What Is The Sequester? How Does It Affect You?

Money In A ViseDespite the immense impact it will have on American citizens, the sequestration that began March 1, 2013 has yet to capture the public’s attention at large. The sequester, or setting of widespread, $1.2 trillion federal budget cuts was a plan put in place in 2011 by the Budget Control Act as a way to force Congress into developing a long term deficit reduction plan. Though the cuts will be applied over 10 years, $85 billion of the cuts will be applied through the remaining 2013 fiscal year.

Many programs will be affected by the automatic budget cuts. Fortunately, there were programs that were able to escape reduced funding allocations. Among the safeguarded programs were the Children’s Health Insurance Program, Medicaid, Pell Grants, and Food Stamps.

Not nearly as lucky and receiving federal budget cuts are defense spending and domestic programs including: national parks and recreation, Federal Bureau of Investigations and defense spending.

Many individuals will see the sequester hit home through their healthcare as many public health programs will receive reduced funding.

Sequester Effects on Health

Both domestically and globally, efforts to combat the spread of HIV will be undermined by sequestration. In the United States, fewer HIV tests will be administered by the Public Health Department, affecting an estimated 425,000 people. Humanitarian aid will be cut by $600 million and more than 170,000 individuals worldwide will not be able to access AIDS medications which could in turn cause thousands of deaths and the orphanage of many children.

Lower income women will also feel the effects of the federal budget cuts when reductions in breast and cervical cancer screening programs go in to effect and cuts to the Special Supplemental Nutrition Program for Women, Infants, and Children (otherwise known as WIC) are realized. As of December 2012, the WIC program assisted over 9 million individuals with nutritious counseling and food on the monthly basis.

Seniors will have funding reduced for programs like Meals on Wheels, where nutritional foods are provided for chronically ill, diet affected individuals. The Medicare budget, already an issue for many healthcare providers, is being cut by 2%.

Food safety concerns related to sequestration exist on a national level due to $65 million in funding cut from the Food and Drug Administration. Already, there were mounting concerns about the state of food safety standards due to high numbers of US food recalls in 2012. The sequestration cuts deal another weighted blow.

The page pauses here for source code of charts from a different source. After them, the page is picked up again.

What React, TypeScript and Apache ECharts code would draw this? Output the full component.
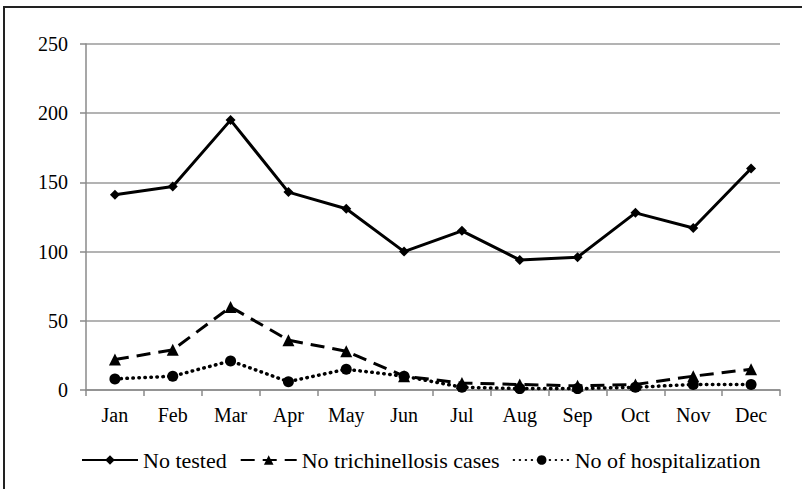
import React, { useEffect, useRef } from "react";
import * as echarts from "echarts";

const months = ["Jan", "Feb", "Mar", "Apr", "May", "Jun", "Jul", "Aug", "Sep", "Oct", "Nov", "Dec"];
const noTested = [141, 147, 195, 143, 131, 100, 115, 94, 96, 128, 117, 160];
const noCases = [22, 29, 60, 36, 28, 10, 5, 4, 3, 4, 10, 15];
const noHospital = [8, 10, 21, 6, 15, 10, 2, 1, 1, 2, 4, 4];
const yTicks = { min: 0, max: 250, interval: 50 };

const FONT = "Liberation Serif";

export default function App() {
  const ref = useRef<HTMLDivElement>(null);
  useEffect(() => {
    if (!ref.current) return;
    const chart = echarts.init(ref.current, undefined, { renderer: "svg" });
    chart.setOption({
      animation: false,
      backgroundColor: "#fff",
      textStyle: { fontFamily: FONT, color: "#000" },
      graphic: [
        {
          type: "polyline",
          shape: { points: [[802, 7], [4, 7], [4, 489]] },
          style: { stroke: "#222", lineWidth: 2, fill: "none" },
          silent: true,
        },
      ],
      grid: { left: 86, right: 22, top: 44, bottom: 99, containLabel: false },
      legend: {
        top: 444,
        left: 76,
        itemWidth: 56,
        itemHeight: 12,
        itemGap: 13,
        textStyle: { fontFamily: FONT, fontSize: 22, color: "#000" },
        data: ["No tested", "No trichinellosis cases", "No of hospitalization"],
      },
      xAxis: {
        type: "category",
        data: months,
        boundaryGap: true,
        axisLine: { lineStyle: { color: "#8a8a8a", width: 1.5 } },
        axisTick: { show: true, length: 6, lineStyle: { color: "#8a8a8a", width: 1.5 } },
        axisLabel: { fontFamily: FONT, fontSize: 20, color: "#000", margin: 15 },
      },
      yAxis: {
        type: "value",
        min: yTicks.min,
        max: yTicks.max,
        interval: yTicks.interval,
        axisLine: { show: true, lineStyle: { color: "#8a8a8a", width: 1.5 } },
        axisTick: { show: true, length: 6, lineStyle: { color: "#8a8a8a", width: 1.5 } },
        axisLabel: { fontFamily: FONT, fontSize: 20, color: "#000", margin: 18 },
        splitLine: { show: true, lineStyle: { color: "#9a9a9a", width: 1.5 } },
      },
      series: [
        {
          name: "No tested",
          type: "line",
          data: noTested,
          symbol: "diamond",
          symbolSize: 10,
          itemStyle: { color: "#000" },
          lineStyle: { color: "#000", width: 3, type: "solid" },
        },
        {
          name: "No trichinellosis cases",
          type: "line",
          data: noCases,
          symbol: "triangle",
          symbolSize: 12,
          itemStyle: { color: "#000" },
          lineStyle: { color: "#000", width: 3, type: [14, 8] },
        },
        {
          name: "No of hospitalization",
          type: "line",
          data: noHospital,
          symbol: "circle",
          symbolSize: 11,
          itemStyle: { color: "#000" },
          lineStyle: { color: "#000", width: 3.5, type: [0.5, 5.5], cap: "round" },
        },
      ],
    });
    return () => chart.dispose();
  }, []);
  return (
    <div
      ref={ref}
      style={{ position: "fixed", left: 0, top: 0, width: 802, height: 489 }}
    />
  );
}
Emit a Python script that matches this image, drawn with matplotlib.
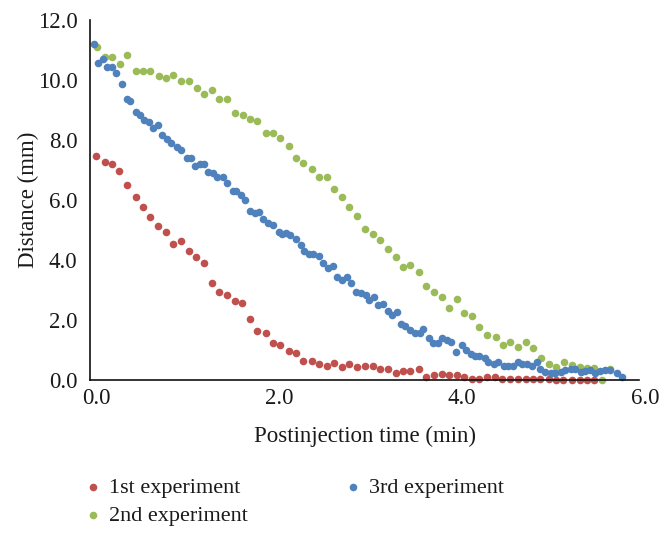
import matplotlib.pyplot as plt
import matplotlib.transforms as mtransforms

# Postinjection time (min) and distance (mm) for each experiment
time_1 = [0.07, 0.16, 0.24, 0.32, 0.41, 0.50, 0.58, 0.66, 0.74, 0.83, 0.91, 1.00, 1.08, 1.16, 1.25,
          1.33, 1.41, 1.50, 1.58, 1.66, 1.75, 1.83, 1.92, 2.00, 2.08, 2.17, 2.25, 2.33, 2.42, 2.50,
          2.59, 2.67, 2.75, 2.83, 2.92, 3.00, 3.09, 3.17, 3.25, 3.34, 3.42, 3.50, 3.59, 3.67, 3.76,
          3.84, 3.92, 4.01, 4.09, 4.17, 4.25, 4.34, 4.42, 4.50, 4.59, 4.68, 4.76, 4.84, 4.92, 5.01,
          5.09, 5.17, 5.26, 5.35, 5.43, 5.51]
dist_1 = [7.47, 7.27, 7.20, 6.96, 6.49, 6.11, 5.76, 5.44, 5.13, 4.93, 4.54, 4.62, 4.30, 4.09, 3.89,
          3.24, 2.92, 2.83, 2.64, 2.56, 2.02, 1.64, 1.56, 1.24, 1.18, 0.98, 0.89, 0.64, 0.64, 0.53,
          0.47, 0.56, 0.44, 0.53, 0.42, 0.47, 0.47, 0.36, 0.36, 0.22, 0.29, 0.29, 0.36, 0.11, 0.16,
          0.20, 0.16, 0.16, 0.11, 0.04, 0.04, 0.11, 0.11, 0.04, 0.04, 0.04, 0.04, 0.04, 0.04, 0.04,
          0.00, 0.00, 0.00, 0.00, 0.00, 0.00]

time_2 = [0.08, 0.16, 0.24, 0.33, 0.41, 0.50, 0.58, 0.66, 0.75, 0.83, 0.91, 1.00, 1.08, 1.17, 1.25,
          1.33, 1.41, 1.50, 1.58, 1.67, 1.75, 1.83, 1.92, 2.00, 2.08, 2.17, 2.25, 2.33, 2.42, 2.50,
          2.59, 2.67, 2.75, 2.83, 2.92, 3.00, 3.09, 3.17, 3.25, 3.34, 3.42, 3.50, 3.59, 3.67, 3.76,
          3.84, 3.92, 4.01, 4.09, 4.17, 4.25, 4.34, 4.43, 4.51, 4.59, 4.67, 4.76, 4.84, 4.93, 5.01,
          5.09, 5.18, 5.26, 5.35, 5.43, 5.51, 5.59, 5.68]
dist_2 = [11.11, 10.78, 10.78, 10.52, 10.83, 10.31, 10.31, 10.31, 10.13, 10.07, 10.17, 9.98, 9.98,
          9.72, 9.54, 9.67, 9.36, 9.36, 8.89, 8.82, 8.71, 8.64, 8.22, 8.22, 8.06, 7.80, 7.39, 7.22,
          7.02, 6.76, 6.78, 6.36, 6.11, 5.78, 5.47, 5.02, 4.87, 4.67, 4.36, 4.09, 3.78, 3.84, 3.60,
          3.13, 2.93, 2.76, 2.40, 2.69, 2.22, 2.14, 1.77, 1.49, 1.43, 1.17, 1.26, 1.11, 1.27, 1.06,
          0.72, 0.53, 0.43, 0.61, 0.50, 0.43, 0.39, 0.39, 0.00, 0.37]

time_3 = [0.04, 0.09, 0.14, 0.19, 0.24, 0.29, 0.35, 0.40, 0.44, 0.50, 0.55, 0.59, 0.64, 0.69, 0.74,
          0.79, 0.84, 0.89, 0.95, 1.00, 1.06, 1.10, 1.15, 1.20, 1.25, 1.29, 1.34, 1.39, 1.45, 1.50,
          1.56, 1.60, 1.65, 1.69, 1.75, 1.80, 1.85, 1.89, 1.95, 2.00, 2.06, 2.10, 2.14, 2.19, 2.25,
          2.30, 2.34, 2.39, 2.44, 2.50, 2.55, 2.60, 2.65, 2.70, 2.75, 2.81, 2.85, 2.91, 2.96, 3.01,
          3.05, 3.10, 3.15, 3.20, 3.25, 3.30, 3.35, 3.40, 3.44, 3.50, 3.55, 3.60, 3.64, 3.70, 3.75,
          3.80, 3.84, 3.90, 3.94, 4.00, 4.06, 4.11, 4.16, 4.21, 4.25, 4.31, 4.35, 4.41, 4.46, 4.52,
          4.57, 4.62, 4.67, 4.72, 4.77, 4.83, 4.88, 4.92, 4.97, 5.03, 5.08, 5.14, 5.19, 5.25, 5.30,
          5.36, 5.41, 5.46, 5.52, 5.57, 5.63, 5.68, 5.76, 5.81]
dist_3 = [11.20, 10.58, 10.69, 10.42, 10.42, 10.24, 9.87, 9.36, 9.29, 8.94, 8.83, 8.67, 8.61, 8.39,
          8.51, 8.17, 8.03, 7.91, 7.78, 7.67, 7.41, 7.41, 7.14, 7.20, 7.20, 6.94, 6.89, 6.78, 6.78,
          6.56, 6.31, 6.31, 6.17, 6.00, 5.64, 5.58, 5.60, 5.36, 5.24, 5.16, 4.93, 4.87, 4.89, 4.83,
          4.69, 4.50, 4.31, 4.20, 4.20, 4.13, 3.91, 3.72, 3.80, 3.44, 3.33, 3.42, 3.24, 2.94, 2.91,
          2.83, 2.67, 2.76, 2.50, 2.53, 2.31, 2.17, 2.27, 1.87, 1.80, 1.67, 1.56, 1.56, 1.69, 1.39,
          1.24, 1.24, 1.40, 1.33, 1.28, 0.94, 1.17, 1.00, 0.87, 0.80, 0.80, 0.72, 0.61, 0.53, 0.61,
          0.47, 0.47, 0.47, 0.61, 0.53, 0.53, 0.47, 0.61, 0.36, 0.28, 0.24, 0.22, 0.28, 0.33, 0.36,
          0.36, 0.28, 0.31, 0.33, 0.24, 0.31, 0.33, 0.33, 0.22, 0.11]

labels = ['1st experiment', '2nd experiment', '3rd experiment']
colors = ['#C0504D', '#9BBB59', '#4F81BD']
x_ticks = [0, 2, 4, 6]
y_ticks = [0, 2, 4, 6, 8, 10, 12]

plt.rcParams['font.family'] = ['Liberation Serif', 'DejaVu Serif']
txt = '#1a1a1a'

fig = plt.figure(figsize=(6.66, 5.39), dpi=100)
ax = fig.add_axes([0.135, 0.295, 0.825, 0.668])

series = [(time_1, dist_1), (time_2, dist_2), (time_3, dist_3)]
for (t, d), lab, c in zip(series, labels, colors):
    ax.scatter(t, d, s=30, color=c, label=lab, linewidths=0, clip_on=False)

ax.set_xlim(0, 6)
ax.set_ylim(0, 12)
ax.set_xticks(x_ticks)
ax.set_yticks(y_ticks)
ax.set_xticklabels([f'{v:.1f}' for v in x_ticks])
ax.set_yticklabels([f'{v:.1f}' for v in y_ticks])
ax.tick_params(length=0, labelsize=16.5, colors=txt)
ax.tick_params(axis='y', pad=9)
ax.tick_params(axis='x', pad=6)

# x tick labels sit a little to the right in the original
shift = mtransforms.ScaledTranslation(6 / 100, 0, fig.dpi_scale_trans)
for lab in ax.get_xticklabels():
    lab.set_transform(lab.get_transform() + shift)

for side in ['top', 'right']:
    ax.spines[side].set_visible(False)
for side in ['left', 'bottom']:
    ax.spines[side].set_color('#111111')
    ax.spines[side].set_linewidth(1.2)

ax.set_xlabel('Postinjection time (min)', fontsize=16.5, labelpad=12, color=txt)
ax.set_ylabel('Distance (mm)', fontsize=16.5, color=txt)
ax.yaxis.set_label_coords(-0.093, 0.5)

fig.legend(loc='upper left', bbox_to_anchor=(0.097, 0.151), ncol=2, frameon=False,
           fontsize=16, markerscale=1.0, handletextpad=0.36, columnspacing=4.4,
           labelspacing=0.33, handlelength=0.72, labelcolor=txt)

fig.savefig('out.png', dpi=100)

Of the effect of the budget cuts, FDA Commissioner Margaret Hamberg said, “We’re going to be struggling with how to really grapple with the cuts of sequestration … clearly we will be able to provide less of the oversight functions and we won’t be able to broaden our reach to new facilities either, so inevitably that increases risk”

Mental health programs, another topic that has been on trend in the media, will also be receiving decreased funding due to the federal budget cuts. According to a White House Fact Sheet, the Mental Health Block Grant Program is at risk, causing up to 373,000 seriously mentally ill adults and seriously emotionally disturbed children to go untreated.

Mental illness has been at the center of the gun control debate spurred by the December 14, 2012 shooting at Sandy Hook Elementary in Newtown, Conn.

What Can You Do?

Become acquainted with the sequestration, Email and call your area politicians. Let them know how you feel about the issues. While you may not be able to speak directly to your representative, their offices will track comments and calls.

Additionally, these federal budget cuts make obtaining health insurance even more important. To add to the stipulations set forth by the Affordable Care Act, many of the government supported programs that were once used for flu shots and screenings may not be in place or available to everyone.